Both rely on you not verifying what’s actually backing your tokens.

Both collapse when too many people ask for proof simultaneously.

The difference is just how much legitimacy has been purchased through regulatory relationships.


Conclusion

A homoglyph exchange creating βitcoin and claiming it’s Bitcoin would be immediately prosecuted for fraud.

A stablecoin company creating USDT and claiming it’s fully backed by dollars has paid billions in fines and continues operating at $100B+ scale.

The Unicode variant is more honest—at least the deception is visible in the character encoding.

The stablecoin variant hides the deception behind attestations, legal entities, and regulatory capture.

Both are the same scam: fractional reserve fraud dressed up as legitimate financial infrastructure.

The homoglyph version just has the decency to look like fraud when you examine it closely.

Verify everything. Trust nothing. And ask yourself: if creating unbacked tokens claiming to represent real assets is fraud when some do it, why is it innovation when others do it at scale?

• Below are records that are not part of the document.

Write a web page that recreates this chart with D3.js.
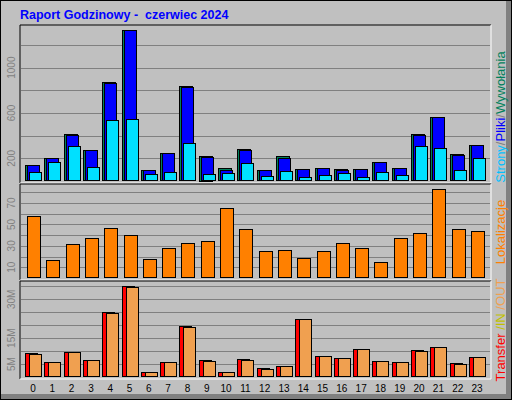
<!DOCTYPE html><html><head><meta charset="utf-8">
<script src="https://cdn.jsdelivr.net/npm/d3@7"></script>
<style>body{margin:0;background:#fff}</style></head><body>
<script>
const hours = d3.range(24);
const hits  = [137,207,417,277,875,1336,94,251,837,225,111,286,96,219,102,111,102,102,172,111,417,566,242,321];
const files = [137,207,408,277,863,1336,94,251,828,216,94,277,96,207,102,111,94,102,164,111,408,566,233,321];
const pages = [76,164,312,120,540,551,61,76,338,61,70,155,44,85,35,52,70,35,79,52,312,295,94,207];
const visits= [57.7,16.7,31.3,36.9,47.1,40.6,17.7,27.6,32.3,35,65.8,46.2,25.1,26,18.6,25.1,32.6,27.9,14.9,37.2,41.9,82.8,45.6,43.7];
const kbytes= [9.27,5.8,9.65,6.6,25.1,35.1,1.9,5.8,19.7,6.6,1.9,6.9,3.5,4.2,22.4,8.1,7.3,10.8,6.2,5.8,10.4,11.6,5.4,7.7];
const kout  = [8.9,5.8,9.65,6.6,24.7,34.7,1.9,5.8,19.3,6.2,1.9,6.6,3.1,4.2,22.4,8.1,7.3,10.8,6.2,5.8,10.0,11.6,5.0,7.7];
const topTicks=[200,600,1000], midTicks=[10,30,50,70], botTicks=[5,15,30];

const W=512,H=400;
const svg=d3.select("body").append("svg").attr("width",W).attr("height",H).style("font-family","Liberation Sans, Arial, sans-serif");
svg.append("rect").attr("x",0).attr("y",0).attr("width",W).attr("height",H).attr("fill","#000");
svg.append("rect").attr("x",1).attr("y",1).attr("width",W-2).attr("height",H-2).attr("fill","#808080");
svg.append("rect").attr("x",1).attr("y",1).attr("width",W-7).attr("height",H-7).attr("fill","#c0c0c0");
svg.append("text").attr("x",20).attr("y",19).attr("fill","#0000ff").attr("font-weight","bold").attr("font-size",12.5).style("white-space","pre").text("Raport Godzinowy -  czerwiec 2024");

const x=d3.scaleLinear().domain([0,23]).range([25,469]);
const PL=20,PR=491;
function panel(y0,y1){
  svg.append("line").attr("x1",PL).attr("x2",PR).attr("y1",y0).attr("y2",y0).attr("stroke","#000");
  svg.append("line").attr("x1",PL).attr("x2",PL).attr("y1",y0).attr("y2",y1).attr("stroke","#000");
  svg.append("line").attr("x1",PL).attr("x2",PR).attr("y1",y1).attr("y2",y1).attr("stroke","#fff");
  svg.append("line").attr("x1",PR).attr("x2",PR).attr("y1",y0).attr("y2",y1).attr("stroke","#fff");
}
function grid(y,vals){vals.forEach(v=>svg.append("line").attr("x1",PL+1).attr("x2",PR-1).attr("y1",Math.round(y(v))+.5).attr("y2",Math.round(y(v))+.5).attr("stroke","#808080"));}
function ylab(y,vals,fmt){vals.forEach(v=>svg.append("text").attr("transform",`translate(15,${y(v)}) rotate(-90)`).attr("text-anchor","middle").attr("fill","#808080").attr("font-size",10).text(fmt(v)));}
function bars(y,data,dx,w,fill){
  svg.append("g").selectAll("rect").data(data).join("rect")
   .attr("x",(d,i)=>Math.round(x(i))+dx+.5).attr("y",d=>Math.round(y(d))+.5)
   .attr("width",w).attr("height",d=>Math.max(1,Math.round(y(0)-y(d))-1))
   .attr("fill",fill).attr("stroke","#000");
}
const yT=d3.scaleLinear().domain([0,1200]).range([181,45]);
panel(25,183); grid(yT,[200,400,600,800,1000,1200]); ylab(yT,topTicks,d=>d);
bars(yT,hits,0,13,"#00805c"); bars(yT,files,2,12,"#0000ff"); bars(yT,pages,4,12,"#00e0ff");
const yM=d3.scaleLinear().domain([0,80]).range([278,192.3]);
panel(184,280); grid(yM,[10,20,30,40,50,60,70,80]); ylab(yM,midTicks,d=>d);
bars(yM,visits,2,13,"#ff8000");
const yB=d3.scaleLinear().domain([0,35]).range([377,286.4]);
panel(281,379); grid(yB,[5,10,15,20,25,30,35]); ylab(yB,botTicks,d=>d+"M");
bars(yB,kbytes,0,12,"#ff0000"); bars(yB,kout,4,12,"#f0a050");
svg.append("g").selectAll("text").data(hours).join("text").attr("x",d=>x(d)+8).attr("y",392)
 .attr("text-anchor","middle").attr("font-size",10).attr("fill","#000").text(d=>d);
function rlab(cy,parts){
  const t=svg.append("text").attr("transform",`translate(505,${cy}) rotate(-90)`).attr("text-anchor","middle").attr("font-size",13);
  parts.forEach(([s,c])=>t.append("tspan").attr("fill",c).text(s));
}
rlab(117,[["Strony","#00c0ff"],["/","#808080"],["Pliki","#0000ff"],["/","#808080"],["Wywołania","#00805c"]]);
rlab(232,[["Lokalizacje","#ff8000"]]);
rlab(330,[["Transfer","#ff0000"],[" /IN","#c0c000"],[" /OUT","#f0a050"]]);
</script></body></html>
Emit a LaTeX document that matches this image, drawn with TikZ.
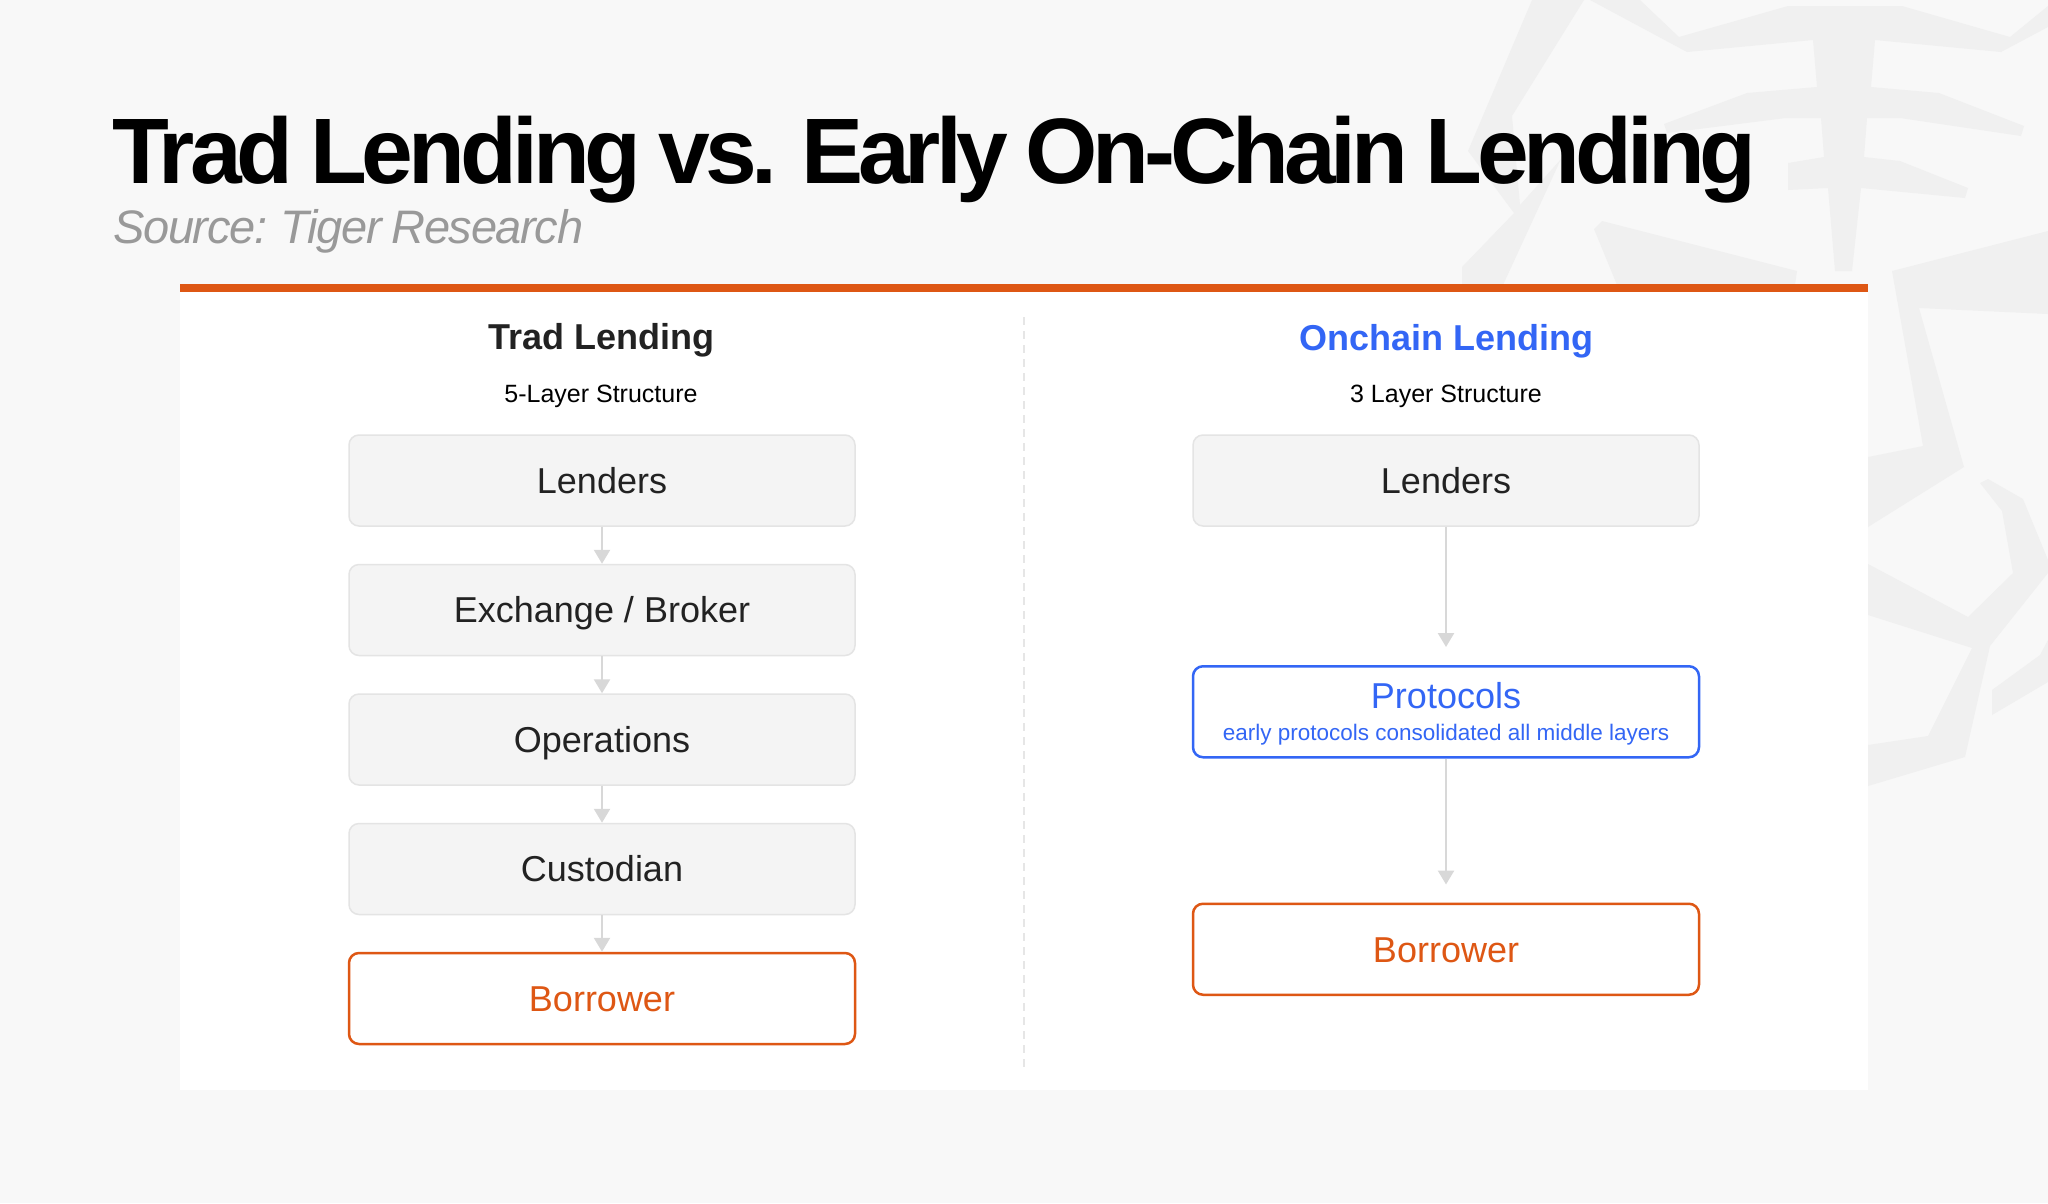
\documentclass[tikz,border=0pt]{standalone}
\usepackage{fontspec}
\setmainfont{Liberation Sans}
\newfontfamily\titlefont{Liberation Sans}[LetterSpace=-5.4,WordSpace=0.8]
\newfontfamily\subtfont{Liberation Sans}[LetterSpace=-2.8,WordSpace=0.8]
\usetikzlibrary{arrows.meta}
\definecolor{bgc}{HTML}{F8F8F8}
\definecolor{wmc}{HTML}{F0F0F0}
\definecolor{tgorange}{HTML}{DE5714}
\definecolor{tgblue}{HTML}{3366F5}
\definecolor{boxfill}{HTML}{F4F4F4}
\definecolor{boxline}{HTML}{E4E4E4}
\definecolor{arrowc}{HTML}{D8D8D8}
\definecolor{txt}{HTML}{222222}
\definecolor{subgray}{HTML}{999999}
\definecolor{divc}{HTML}{E6E6E6}
\tikzset{
  graybox/.style={draw=boxline, fill=boxfill, line width=1.5pt, rounded corners=10pt,
    minimum width=506pt, minimum height=91pt, inner sep=0pt, text=txt,
    font=\fontsize{36}{40}\selectfont, text height=25.8pt, text depth=0pt},
  orangebox/.style={graybox, draw=tgorange, fill=white, line width=2.5pt, text=tgorange},
  bluebox/.style={graybox, draw=tgblue, fill=white, line width=2.5pt, text=tgblue},
  flow/.style={draw=arrowc, line width=2.5pt, -{Triangle[width=16pt,length=14pt]}},
  colhead/.style={anchor=base, inner sep=0pt, font=\fontsize{36}{40}\selectfont\bfseries},
  layers/.style={anchor=base, inner sep=0pt, text=black, font=\fontsize{25}{30}\selectfont},
}
\begin{document}
\begin{tikzpicture}[x=1pt,y=-1pt]
\useasboundingbox (0,0) rectangle (2048,1203);
\fill[bgc] (0,0) rectangle (2048,1203);
% watermark
\fill[wmc] (1532,0) -- (1584,0) -- (1512,116) -- (1520,205) -- (1561,159) -- (1503,285) -- (1462,285) -- (1462,267) -- (1514,213) -- (1468,151) -- cycle;
\fill[wmc] (1590,0) -- (1640,0) -- (1679,37) -- (1788,6) -- (1902,6) -- (2010,37) -- (2048,6) -- (2048,27) -- (2001,52) -- (1875,40) -- (1871,87) -- (1939,93) -- (2024,126) -- (2021,136) -- (1900,118) -- (1867,118) -- (1864,157) -- (1900,161) -- (1968,188) -- (1965,198) -- (1861,188) -- (1852,271) -- (1835,271) -- (1828,188) -- (1788,190) -- (1788,163) -- (1824,157) -- (1821,118) -- (1786,118) -- (1667,133) -- (1664,124) -- (1747,93) -- (1817,87) -- (1813,40) -- (1687,52) -- cycle;
\fill[wmc] (1594,229) -- (1602,221) -- (1797,271) -- (1795,285) -- (1617,285) -- cycle;
\fill[wmc] (1892,271) -- (2048,231) -- (2048,314) -- (1919,308) -- (1964,467) -- (1868,527) -- (1868,457) -- (1923,446) -- cycle;
\fill[wmc] (1980,483) -- (1988,479) -- (2023,499) -- (2048,560) -- (2048,573) -- (1990,646) -- (1965,757) -- (1868,786) -- (1868,745) -- (1928,736) -- (1972,648) -- (1868,615) -- (1868,564) -- (1968,617) -- (2013,573) -- (2002,511) -- cycle;
\fill[wmc] (1992,690) -- (2040,655) -- (2048,640) -- (2048,682) -- (1992,715) -- cycle;
% title
\node[anchor=base west, inner sep=0pt, text=black, font=\titlefont\fontsize{93}{100}\selectfont\bfseries] (title) at (112,183) {Trad Lending vs. Early On-Chain Lending};
\node[anchor=base west, inner sep=0pt, text=subgray, font=\subtfont\fontsize{47}{52}\selectfont\itshape] (source) at (113,243) {Source: Tiger Research};
% panel
\fill[white] (180,284) rectangle (1868,1090);
\fill[tgorange] (180,284) rectangle (1868,292);
\coordinate (divtop) at (1024,317);
\coordinate (divbot) at (1024,1071);
\draw[divc, line width=1.5pt, dash pattern=on 8pt off 6pt] (divtop) -- (divbot);
% headings
\node[colhead, text=txt] (hleft) at (601,349) {Trad Lending};
\node[layers] (sleft) at (601,402) {5-Layer Structure};
\node[colhead, text=tgblue] (hright) at (1446,350) {Onchain Lending};
\node[layers] (sright) at (1446,402) {3 Layer Structure};
% left column
\node[graybox] (l1) at (602,480.5) {Lenders};
\node[graybox] (l2) at (602,610) {Exchange / Broker};
\node[graybox] (l3) at (602,739.5) {Operations};
\node[graybox] (l4) at (602,869) {Custodian};
\node[orangebox] (l5) at (602,998.5) {Borrower};
\draw[flow] (l1.south) -- (l2.north);
\draw[flow] (l2.south) -- (l3.north);
\draw[flow] (l3.south) -- (l4.north);
\draw[flow] (l4.south) -- (l5.north);
% right column
\node[graybox] (r1) at (1446,480.5) {Lenders};
\node[bluebox, text height=0pt] (r2) at (1446,711.75) {};
\node[anchor=base, inner sep=0pt, text=tgblue, font=\fontsize{36}{40}\selectfont] (r2a) at (1446,708) {Protocols};
\node[anchor=base, inner sep=0pt, text=tgblue, font=\fontsize{22.5}{26}\selectfont] (r2b) at (1446,740) {early protocols consolidated all middle layers};
\node[orangebox] (r3) at (1446,949.25) {Borrower};
\draw[flow, shorten >=18pt] (r1.south) -- (r2.north);
\draw[flow, shorten >=18pt] (r2.south) -- (r3.north);
\end{tikzpicture}
\end{document}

The answer is uncomfortable: It’s the same scam. One just has better PR.

Verify everything. Trust nothing. And maybe ask yourself why one type of unbacked token is called fraud while another is worth $150 billion.

Even this WordPress site can’t reliably display the homoglyph characters used in this scam – which is exactly why it works. Your exchange’s interface probably can’t distinguish them either.